## The problem
Return each line of the material verbatim.

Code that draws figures
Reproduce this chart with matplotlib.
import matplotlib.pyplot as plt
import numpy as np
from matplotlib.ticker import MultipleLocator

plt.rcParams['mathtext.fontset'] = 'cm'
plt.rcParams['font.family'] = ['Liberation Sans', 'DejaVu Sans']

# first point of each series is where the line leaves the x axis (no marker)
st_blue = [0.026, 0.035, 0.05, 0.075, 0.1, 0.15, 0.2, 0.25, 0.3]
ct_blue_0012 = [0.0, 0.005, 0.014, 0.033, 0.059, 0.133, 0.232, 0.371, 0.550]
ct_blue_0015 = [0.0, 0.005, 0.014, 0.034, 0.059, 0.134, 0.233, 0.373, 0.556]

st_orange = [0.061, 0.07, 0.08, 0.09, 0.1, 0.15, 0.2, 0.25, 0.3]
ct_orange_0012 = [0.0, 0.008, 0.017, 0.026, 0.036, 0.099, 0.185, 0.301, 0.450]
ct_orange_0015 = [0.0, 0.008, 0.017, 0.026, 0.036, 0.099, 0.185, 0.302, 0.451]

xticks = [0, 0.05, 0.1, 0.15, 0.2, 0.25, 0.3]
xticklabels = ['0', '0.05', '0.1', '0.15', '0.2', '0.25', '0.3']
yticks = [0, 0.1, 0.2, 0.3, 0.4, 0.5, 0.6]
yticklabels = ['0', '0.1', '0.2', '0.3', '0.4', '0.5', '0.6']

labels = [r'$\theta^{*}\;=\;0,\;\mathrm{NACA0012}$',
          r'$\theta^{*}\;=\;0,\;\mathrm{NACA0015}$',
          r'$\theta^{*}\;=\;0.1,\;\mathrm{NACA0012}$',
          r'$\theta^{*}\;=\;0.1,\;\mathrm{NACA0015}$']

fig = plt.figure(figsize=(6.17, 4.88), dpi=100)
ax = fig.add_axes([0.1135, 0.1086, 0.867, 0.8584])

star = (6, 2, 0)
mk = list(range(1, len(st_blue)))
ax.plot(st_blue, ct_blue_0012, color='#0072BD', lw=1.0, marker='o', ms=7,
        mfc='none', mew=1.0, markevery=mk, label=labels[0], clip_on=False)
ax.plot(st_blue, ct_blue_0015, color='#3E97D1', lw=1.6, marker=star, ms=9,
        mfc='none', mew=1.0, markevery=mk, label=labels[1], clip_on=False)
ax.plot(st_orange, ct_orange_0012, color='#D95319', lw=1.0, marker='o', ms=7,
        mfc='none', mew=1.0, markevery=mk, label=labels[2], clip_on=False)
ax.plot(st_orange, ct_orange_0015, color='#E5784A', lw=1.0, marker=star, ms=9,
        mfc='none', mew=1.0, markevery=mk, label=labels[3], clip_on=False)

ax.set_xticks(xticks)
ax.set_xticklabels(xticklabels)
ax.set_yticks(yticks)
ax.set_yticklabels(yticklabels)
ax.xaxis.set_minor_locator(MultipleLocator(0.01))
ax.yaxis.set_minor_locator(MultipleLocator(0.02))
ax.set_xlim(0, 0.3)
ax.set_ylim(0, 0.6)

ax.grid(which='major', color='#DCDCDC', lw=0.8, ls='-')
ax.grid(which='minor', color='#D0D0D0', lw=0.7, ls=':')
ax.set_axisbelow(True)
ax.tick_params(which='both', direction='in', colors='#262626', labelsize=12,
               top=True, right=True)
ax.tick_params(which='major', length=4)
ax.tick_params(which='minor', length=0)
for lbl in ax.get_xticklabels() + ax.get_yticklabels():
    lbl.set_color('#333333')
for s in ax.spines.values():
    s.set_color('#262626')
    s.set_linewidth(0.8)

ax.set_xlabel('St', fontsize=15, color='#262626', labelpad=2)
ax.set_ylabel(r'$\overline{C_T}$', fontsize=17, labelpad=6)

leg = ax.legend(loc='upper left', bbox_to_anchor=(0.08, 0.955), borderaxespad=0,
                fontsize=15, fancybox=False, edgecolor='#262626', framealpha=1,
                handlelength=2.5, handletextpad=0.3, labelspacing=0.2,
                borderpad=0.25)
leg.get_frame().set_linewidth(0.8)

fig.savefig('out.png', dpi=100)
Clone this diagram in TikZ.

## Task output
Reproduce this chart with matplotlib.
import matplotlib.pyplot as plt
import numpy as np
from matplotlib.ticker import MultipleLocator

plt.rcParams['mathtext.fontset'] = 'cm'
plt.rcParams['font.family'] = ['Liberation Sans', 'DejaVu Sans']

# first point of each series is where the line leaves the x axis (no marker)
st_blue = [0.026, 0.035, 0.05, 0.075, 0.1, 0.15, 0.2, 0.25, 0.3]
ct_blue_0012 = [0.0, 0.005, 0.014, 0.033, 0.059, 0.133, 0.232, 0.371, 0.550]
ct_blue_0015 = [0.0, 0.005, 0.014, 0.034, 0.059, 0.134, 0.233, 0.373, 0.556]

st_orange = [0.061, 0.07, 0.08, 0.09, 0.1, 0.15, 0.2, 0.25, 0.3]
ct_orange_0012 = [0.0, 0.008, 0.017, 0.026, 0.036, 0.099, 0.185, 0.301, 0.450]
ct_orange_0015 = [0.0, 0.008, 0.017, 0.026, 0.036, 0.099, 0.185, 0.302, 0.451]

xticks = [0, 0.05, 0.1, 0.15, 0.2, 0.25, 0.3]
xticklabels = ['0', '0.05', '0.1', '0.15', '0.2', '0.25', '0.3']
yticks = [0, 0.1, 0.2, 0.3, 0.4, 0.5, 0.6]
yticklabels = ['0', '0.1', '0.2', '0.3', '0.4', '0.5', '0.6']

labels = [r'$\theta^{*}\;=\;0,\;\mathrm{NACA0012}$',
          r'$\theta^{*}\;=\;0,\;\mathrm{NACA0015}$',
          r'$\theta^{*}\;=\;0.1,\;\mathrm{NACA0012}$',
          r'$\theta^{*}\;=\;0.1,\;\mathrm{NACA0015}$']

fig = plt.figure(figsize=(6.17, 4.88), dpi=100)
ax = fig.add_axes([0.1135, 0.1086, 0.867, 0.8584])

star = (6, 2, 0)
mk = list(range(1, len(st_blue)))
ax.plot(st_blue, ct_blue_0012, color='#0072BD', lw=1.0, marker='o', ms=7,
        mfc='none', mew=1.0, markevery=mk, label=labels[0], clip_on=False)
ax.plot(st_blue, ct_blue_0015, color='#3E97D1', lw=1.6, marker=star, ms=9,
        mfc='none', mew=1.0, markevery=mk, label=labels[1], clip_on=False)
ax.plot(st_orange, ct_orange_0012, color='#D95319', lw=1.0, marker='o', ms=7,
        mfc='none', mew=1.0, markevery=mk, label=labels[2], clip_on=False)
ax.plot(st_orange, ct_orange_0015, color='#E5784A', lw=1.0, marker=star, ms=9,
        mfc='none', mew=1.0, markevery=mk, label=labels[3], clip_on=False)

ax.set_xticks(xticks)
ax.set_xticklabels(xticklabels)
ax.set_yticks(yticks)
ax.set_yticklabels(yticklabels)
ax.xaxis.set_minor_locator(MultipleLocator(0.01))
ax.yaxis.set_minor_locator(MultipleLocator(0.02))
ax.set_xlim(0, 0.3)
ax.set_ylim(0, 0.6)

ax.grid(which='major', color='#DCDCDC', lw=0.8, ls='-')
ax.grid(which='minor', color='#D0D0D0', lw=0.7, ls=':')
ax.set_axisbelow(True)
ax.tick_params(which='both', direction='in', colors='#262626', labelsize=12,
               top=True, right=True)
ax.tick_params(which='major', length=4)
ax.tick_params(which='minor', length=0)
for lbl in ax.get_xticklabels() + ax.get_yticklabels():
    lbl.set_color('#333333')
for s in ax.spines.values():
    s.set_color('#262626')
    s.set_linewidth(0.8)

ax.set_xlabel('St', fontsize=15, color='#262626', labelpad=2)
ax.set_ylabel(r'$\overline{C_T}$', fontsize=17, labelpad=6)

leg = ax.legend(loc='upper left', bbox_to_anchor=(0.08, 0.955), borderaxespad=0,
                fontsize=15, fancybox=False, edgecolor='#262626', framealpha=1,
                handlelength=2.5, handletextpad=0.3, labelspacing=0.2,
                borderpad=0.25)
leg.get_frame().set_linewidth(0.8)

fig.savefig('out.png', dpi=100)
Clone this diagram in TikZ.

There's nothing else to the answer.